* [YOUR GOAL] Omit all images, then repeat exactly the lines below from the one containing "Reproduce this chart with matplotlib." through the one containing "from matplotlib.ticker import", both ends included.

* [Code that draws figures]
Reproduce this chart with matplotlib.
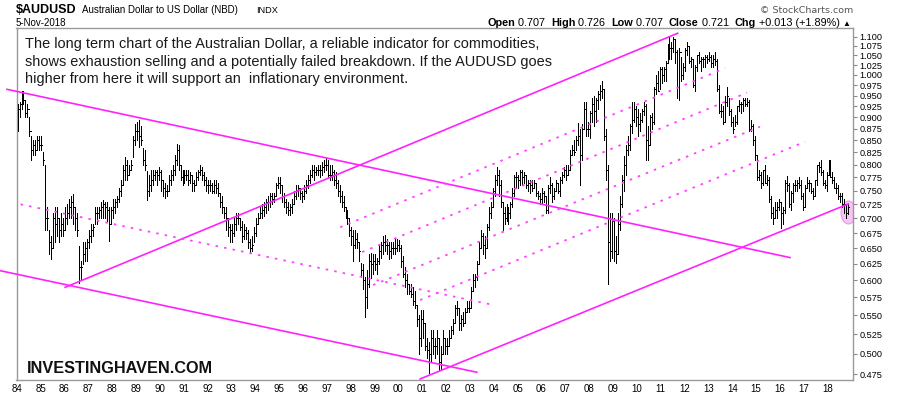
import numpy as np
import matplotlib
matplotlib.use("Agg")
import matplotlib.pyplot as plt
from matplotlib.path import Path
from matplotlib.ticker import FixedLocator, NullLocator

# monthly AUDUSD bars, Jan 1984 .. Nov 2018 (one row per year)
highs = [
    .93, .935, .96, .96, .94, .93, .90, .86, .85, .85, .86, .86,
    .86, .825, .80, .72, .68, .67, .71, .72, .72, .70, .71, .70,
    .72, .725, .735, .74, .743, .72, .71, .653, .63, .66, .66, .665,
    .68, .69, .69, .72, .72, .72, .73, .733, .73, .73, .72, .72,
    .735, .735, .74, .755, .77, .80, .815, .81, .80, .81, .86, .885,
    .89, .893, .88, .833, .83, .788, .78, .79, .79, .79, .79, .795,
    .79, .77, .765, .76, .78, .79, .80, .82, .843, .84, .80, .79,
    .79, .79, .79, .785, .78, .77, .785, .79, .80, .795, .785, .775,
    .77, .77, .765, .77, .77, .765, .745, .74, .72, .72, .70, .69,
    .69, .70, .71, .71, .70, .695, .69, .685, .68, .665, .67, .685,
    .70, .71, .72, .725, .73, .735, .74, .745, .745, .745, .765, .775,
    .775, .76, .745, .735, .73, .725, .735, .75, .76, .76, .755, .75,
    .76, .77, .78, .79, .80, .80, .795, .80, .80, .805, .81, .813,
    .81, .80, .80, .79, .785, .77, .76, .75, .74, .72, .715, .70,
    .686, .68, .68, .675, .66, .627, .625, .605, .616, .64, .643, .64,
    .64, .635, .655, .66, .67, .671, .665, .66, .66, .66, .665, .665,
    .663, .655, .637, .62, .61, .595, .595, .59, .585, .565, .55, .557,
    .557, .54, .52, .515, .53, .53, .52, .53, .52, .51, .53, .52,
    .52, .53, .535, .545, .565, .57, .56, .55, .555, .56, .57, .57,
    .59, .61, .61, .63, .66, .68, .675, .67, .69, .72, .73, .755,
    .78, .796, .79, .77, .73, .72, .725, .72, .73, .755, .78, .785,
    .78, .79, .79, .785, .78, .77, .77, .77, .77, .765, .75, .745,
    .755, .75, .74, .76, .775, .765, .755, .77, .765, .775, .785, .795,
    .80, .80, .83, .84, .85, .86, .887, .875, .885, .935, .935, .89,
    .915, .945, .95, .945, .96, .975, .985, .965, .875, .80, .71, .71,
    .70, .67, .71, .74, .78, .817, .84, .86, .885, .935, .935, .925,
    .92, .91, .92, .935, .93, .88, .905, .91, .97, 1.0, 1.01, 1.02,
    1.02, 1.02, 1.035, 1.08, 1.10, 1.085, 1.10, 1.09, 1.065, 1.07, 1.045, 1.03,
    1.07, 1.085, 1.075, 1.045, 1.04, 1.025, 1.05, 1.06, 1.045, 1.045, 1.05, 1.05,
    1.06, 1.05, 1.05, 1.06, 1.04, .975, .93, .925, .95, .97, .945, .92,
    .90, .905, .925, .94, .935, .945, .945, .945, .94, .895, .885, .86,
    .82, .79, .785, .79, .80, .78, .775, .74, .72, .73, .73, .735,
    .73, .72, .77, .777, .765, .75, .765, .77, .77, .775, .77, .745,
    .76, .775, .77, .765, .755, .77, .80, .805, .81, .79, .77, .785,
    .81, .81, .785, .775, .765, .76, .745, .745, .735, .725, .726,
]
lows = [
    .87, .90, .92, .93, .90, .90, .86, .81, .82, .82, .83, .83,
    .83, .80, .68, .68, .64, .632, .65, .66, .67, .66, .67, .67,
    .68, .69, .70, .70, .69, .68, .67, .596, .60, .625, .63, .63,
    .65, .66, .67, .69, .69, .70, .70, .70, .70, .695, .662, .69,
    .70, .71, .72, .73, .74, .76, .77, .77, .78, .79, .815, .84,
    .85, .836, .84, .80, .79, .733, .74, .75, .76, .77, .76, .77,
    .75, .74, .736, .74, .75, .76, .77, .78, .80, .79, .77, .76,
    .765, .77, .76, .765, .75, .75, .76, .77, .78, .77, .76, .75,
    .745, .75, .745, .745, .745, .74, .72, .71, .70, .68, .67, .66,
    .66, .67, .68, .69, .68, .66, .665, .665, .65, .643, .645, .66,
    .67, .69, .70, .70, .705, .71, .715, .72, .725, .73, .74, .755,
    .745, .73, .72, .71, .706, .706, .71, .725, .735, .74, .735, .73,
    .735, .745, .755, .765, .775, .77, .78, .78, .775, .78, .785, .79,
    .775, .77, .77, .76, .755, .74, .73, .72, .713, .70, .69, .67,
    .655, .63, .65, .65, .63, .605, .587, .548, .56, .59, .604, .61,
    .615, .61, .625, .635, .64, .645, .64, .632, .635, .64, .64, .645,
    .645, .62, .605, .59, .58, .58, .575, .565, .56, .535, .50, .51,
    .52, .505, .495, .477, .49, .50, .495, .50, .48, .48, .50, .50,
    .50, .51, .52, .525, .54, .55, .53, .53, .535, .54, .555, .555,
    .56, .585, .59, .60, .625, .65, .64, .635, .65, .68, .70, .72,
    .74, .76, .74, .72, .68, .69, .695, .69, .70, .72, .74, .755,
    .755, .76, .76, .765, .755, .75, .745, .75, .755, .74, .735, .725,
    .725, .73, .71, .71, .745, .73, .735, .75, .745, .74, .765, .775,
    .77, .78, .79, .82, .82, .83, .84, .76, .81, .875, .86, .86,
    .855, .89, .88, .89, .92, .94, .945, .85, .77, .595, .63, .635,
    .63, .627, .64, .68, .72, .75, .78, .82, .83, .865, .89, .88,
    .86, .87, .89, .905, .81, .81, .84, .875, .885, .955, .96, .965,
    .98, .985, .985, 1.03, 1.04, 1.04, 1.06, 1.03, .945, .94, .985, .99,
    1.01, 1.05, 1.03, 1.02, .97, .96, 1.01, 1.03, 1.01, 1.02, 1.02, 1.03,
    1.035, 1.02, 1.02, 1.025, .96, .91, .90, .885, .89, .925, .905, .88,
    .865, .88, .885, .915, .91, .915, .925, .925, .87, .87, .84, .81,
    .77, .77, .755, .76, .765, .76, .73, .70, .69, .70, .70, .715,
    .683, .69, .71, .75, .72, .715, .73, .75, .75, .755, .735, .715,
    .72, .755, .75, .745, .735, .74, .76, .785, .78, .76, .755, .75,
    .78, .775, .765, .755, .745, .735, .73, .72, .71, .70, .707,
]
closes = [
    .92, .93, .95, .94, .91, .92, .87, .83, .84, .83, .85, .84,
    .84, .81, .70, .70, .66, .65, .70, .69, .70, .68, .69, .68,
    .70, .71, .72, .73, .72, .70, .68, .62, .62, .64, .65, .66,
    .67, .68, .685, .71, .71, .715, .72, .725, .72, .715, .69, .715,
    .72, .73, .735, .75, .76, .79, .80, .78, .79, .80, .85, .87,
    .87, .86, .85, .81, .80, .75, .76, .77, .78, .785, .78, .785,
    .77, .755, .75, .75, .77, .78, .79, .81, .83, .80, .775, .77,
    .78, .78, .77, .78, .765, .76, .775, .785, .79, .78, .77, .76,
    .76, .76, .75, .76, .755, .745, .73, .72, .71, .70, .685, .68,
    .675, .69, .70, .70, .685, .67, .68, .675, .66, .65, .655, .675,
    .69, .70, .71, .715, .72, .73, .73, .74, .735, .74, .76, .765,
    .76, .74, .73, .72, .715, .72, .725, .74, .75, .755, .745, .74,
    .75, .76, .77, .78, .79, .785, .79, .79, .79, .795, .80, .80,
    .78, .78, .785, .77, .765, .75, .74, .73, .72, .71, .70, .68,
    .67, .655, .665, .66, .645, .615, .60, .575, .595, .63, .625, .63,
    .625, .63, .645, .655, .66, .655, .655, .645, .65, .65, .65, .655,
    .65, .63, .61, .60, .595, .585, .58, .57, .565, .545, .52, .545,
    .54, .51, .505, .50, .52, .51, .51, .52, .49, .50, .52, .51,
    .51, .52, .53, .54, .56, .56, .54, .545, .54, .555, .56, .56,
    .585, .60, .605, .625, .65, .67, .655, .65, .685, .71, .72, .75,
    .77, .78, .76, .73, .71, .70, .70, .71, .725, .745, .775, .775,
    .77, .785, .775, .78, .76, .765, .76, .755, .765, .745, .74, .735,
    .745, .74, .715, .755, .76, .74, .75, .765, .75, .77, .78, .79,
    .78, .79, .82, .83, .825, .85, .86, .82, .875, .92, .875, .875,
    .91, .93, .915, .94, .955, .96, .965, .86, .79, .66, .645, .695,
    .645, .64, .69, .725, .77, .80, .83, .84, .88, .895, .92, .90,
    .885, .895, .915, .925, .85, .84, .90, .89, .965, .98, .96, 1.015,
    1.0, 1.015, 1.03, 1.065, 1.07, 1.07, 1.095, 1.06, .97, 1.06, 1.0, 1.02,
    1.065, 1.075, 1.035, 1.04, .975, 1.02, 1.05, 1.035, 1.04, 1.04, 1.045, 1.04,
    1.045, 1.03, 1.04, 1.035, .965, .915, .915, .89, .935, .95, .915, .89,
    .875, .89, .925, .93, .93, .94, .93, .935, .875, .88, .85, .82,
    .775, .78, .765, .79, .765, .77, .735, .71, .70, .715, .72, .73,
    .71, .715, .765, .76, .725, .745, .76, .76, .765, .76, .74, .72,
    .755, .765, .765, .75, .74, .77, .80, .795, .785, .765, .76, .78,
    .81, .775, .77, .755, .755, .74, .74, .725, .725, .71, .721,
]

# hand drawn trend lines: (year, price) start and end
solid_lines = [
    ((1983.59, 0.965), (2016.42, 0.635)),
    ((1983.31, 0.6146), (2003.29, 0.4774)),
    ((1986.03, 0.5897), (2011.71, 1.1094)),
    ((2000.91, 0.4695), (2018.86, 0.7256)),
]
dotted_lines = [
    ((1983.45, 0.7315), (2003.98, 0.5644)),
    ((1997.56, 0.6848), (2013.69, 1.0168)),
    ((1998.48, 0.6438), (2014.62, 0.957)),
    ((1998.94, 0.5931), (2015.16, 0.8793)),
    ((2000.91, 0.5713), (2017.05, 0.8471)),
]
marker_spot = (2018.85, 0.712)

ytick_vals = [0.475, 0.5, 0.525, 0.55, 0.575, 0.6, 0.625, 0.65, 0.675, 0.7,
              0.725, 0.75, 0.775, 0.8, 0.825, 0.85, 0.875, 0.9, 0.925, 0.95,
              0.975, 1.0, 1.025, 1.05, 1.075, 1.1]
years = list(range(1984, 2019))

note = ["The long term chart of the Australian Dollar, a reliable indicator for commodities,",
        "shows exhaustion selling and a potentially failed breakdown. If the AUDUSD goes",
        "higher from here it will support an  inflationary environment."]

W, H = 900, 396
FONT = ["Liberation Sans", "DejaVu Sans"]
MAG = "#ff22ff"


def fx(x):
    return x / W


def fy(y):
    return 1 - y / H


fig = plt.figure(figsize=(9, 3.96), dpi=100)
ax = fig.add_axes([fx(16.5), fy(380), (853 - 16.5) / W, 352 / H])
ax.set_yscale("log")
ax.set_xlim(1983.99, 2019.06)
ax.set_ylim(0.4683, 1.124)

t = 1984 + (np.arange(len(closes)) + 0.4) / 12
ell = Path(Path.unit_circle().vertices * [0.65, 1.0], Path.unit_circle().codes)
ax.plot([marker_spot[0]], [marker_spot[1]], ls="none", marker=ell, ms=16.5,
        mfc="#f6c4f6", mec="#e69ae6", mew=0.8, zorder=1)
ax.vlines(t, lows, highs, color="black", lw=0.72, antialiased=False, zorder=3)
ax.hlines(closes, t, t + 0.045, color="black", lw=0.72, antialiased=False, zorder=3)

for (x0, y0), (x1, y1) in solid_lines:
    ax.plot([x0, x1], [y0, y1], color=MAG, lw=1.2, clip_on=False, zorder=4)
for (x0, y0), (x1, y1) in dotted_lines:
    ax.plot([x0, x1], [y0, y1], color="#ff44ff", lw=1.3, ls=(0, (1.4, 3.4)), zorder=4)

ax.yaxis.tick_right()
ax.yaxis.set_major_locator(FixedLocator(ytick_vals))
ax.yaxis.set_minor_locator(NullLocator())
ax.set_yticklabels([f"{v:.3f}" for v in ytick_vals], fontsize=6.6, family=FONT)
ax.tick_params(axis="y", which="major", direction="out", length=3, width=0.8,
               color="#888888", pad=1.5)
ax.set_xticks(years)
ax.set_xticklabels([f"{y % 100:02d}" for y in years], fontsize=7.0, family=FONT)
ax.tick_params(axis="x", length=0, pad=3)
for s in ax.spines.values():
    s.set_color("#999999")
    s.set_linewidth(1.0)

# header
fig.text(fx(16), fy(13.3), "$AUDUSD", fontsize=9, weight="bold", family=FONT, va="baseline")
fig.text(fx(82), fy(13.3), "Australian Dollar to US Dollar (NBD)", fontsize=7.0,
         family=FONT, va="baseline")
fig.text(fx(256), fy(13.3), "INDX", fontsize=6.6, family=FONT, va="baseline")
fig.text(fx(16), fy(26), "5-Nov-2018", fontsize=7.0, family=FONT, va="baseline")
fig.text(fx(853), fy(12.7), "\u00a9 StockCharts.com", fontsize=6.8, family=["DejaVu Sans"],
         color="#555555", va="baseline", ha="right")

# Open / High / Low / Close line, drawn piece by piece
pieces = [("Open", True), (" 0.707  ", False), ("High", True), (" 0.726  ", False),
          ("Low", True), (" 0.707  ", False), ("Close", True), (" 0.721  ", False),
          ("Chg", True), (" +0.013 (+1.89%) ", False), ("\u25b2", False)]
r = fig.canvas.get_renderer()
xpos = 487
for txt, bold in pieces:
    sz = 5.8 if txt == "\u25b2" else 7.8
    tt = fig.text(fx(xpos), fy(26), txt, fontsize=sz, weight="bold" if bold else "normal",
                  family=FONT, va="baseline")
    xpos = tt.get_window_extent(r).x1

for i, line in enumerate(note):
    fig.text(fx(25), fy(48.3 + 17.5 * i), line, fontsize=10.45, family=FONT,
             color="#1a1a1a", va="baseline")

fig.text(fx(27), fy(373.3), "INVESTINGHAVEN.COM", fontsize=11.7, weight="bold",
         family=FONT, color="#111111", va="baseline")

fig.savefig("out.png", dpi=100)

---

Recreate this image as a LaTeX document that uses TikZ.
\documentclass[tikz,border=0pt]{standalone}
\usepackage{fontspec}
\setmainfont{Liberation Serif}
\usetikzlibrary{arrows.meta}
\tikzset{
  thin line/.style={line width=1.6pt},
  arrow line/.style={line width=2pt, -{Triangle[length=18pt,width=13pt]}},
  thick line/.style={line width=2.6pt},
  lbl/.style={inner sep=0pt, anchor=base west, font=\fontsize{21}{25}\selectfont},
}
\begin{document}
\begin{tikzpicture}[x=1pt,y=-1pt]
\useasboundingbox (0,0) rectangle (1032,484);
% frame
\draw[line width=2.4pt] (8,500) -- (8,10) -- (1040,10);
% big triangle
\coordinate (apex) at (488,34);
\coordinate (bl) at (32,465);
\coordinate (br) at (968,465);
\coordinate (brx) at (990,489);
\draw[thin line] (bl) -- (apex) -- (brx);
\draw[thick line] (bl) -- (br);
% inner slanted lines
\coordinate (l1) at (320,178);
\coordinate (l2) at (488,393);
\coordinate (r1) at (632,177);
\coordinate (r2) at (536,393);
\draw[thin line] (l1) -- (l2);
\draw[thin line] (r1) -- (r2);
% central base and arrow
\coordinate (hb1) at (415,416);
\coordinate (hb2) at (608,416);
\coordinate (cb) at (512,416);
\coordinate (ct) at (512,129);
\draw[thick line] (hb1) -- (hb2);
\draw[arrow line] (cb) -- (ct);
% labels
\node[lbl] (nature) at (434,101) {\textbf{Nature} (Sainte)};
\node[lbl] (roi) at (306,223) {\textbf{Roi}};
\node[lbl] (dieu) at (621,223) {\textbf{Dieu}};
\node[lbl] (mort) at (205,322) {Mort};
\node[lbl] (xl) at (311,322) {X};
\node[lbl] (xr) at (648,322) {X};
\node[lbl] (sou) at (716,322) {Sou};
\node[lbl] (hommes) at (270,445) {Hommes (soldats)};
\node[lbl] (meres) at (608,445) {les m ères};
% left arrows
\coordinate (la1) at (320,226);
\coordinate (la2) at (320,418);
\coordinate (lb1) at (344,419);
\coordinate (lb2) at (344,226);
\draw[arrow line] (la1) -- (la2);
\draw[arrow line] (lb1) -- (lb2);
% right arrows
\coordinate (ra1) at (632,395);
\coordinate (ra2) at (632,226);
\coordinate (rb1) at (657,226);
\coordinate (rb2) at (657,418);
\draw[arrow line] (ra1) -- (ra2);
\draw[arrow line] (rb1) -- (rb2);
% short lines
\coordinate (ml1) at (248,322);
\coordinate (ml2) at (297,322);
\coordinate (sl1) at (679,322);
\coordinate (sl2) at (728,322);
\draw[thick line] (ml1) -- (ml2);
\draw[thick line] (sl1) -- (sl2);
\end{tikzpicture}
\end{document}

* [RESPONSE]
Reproduce this chart with matplotlib.
import numpy as np
import matplotlib
matplotlib.use("Agg")
import matplotlib.pyplot as plt
from matplotlib.path import Path
from matplotlib.ticker import FixedLocator, NullLocator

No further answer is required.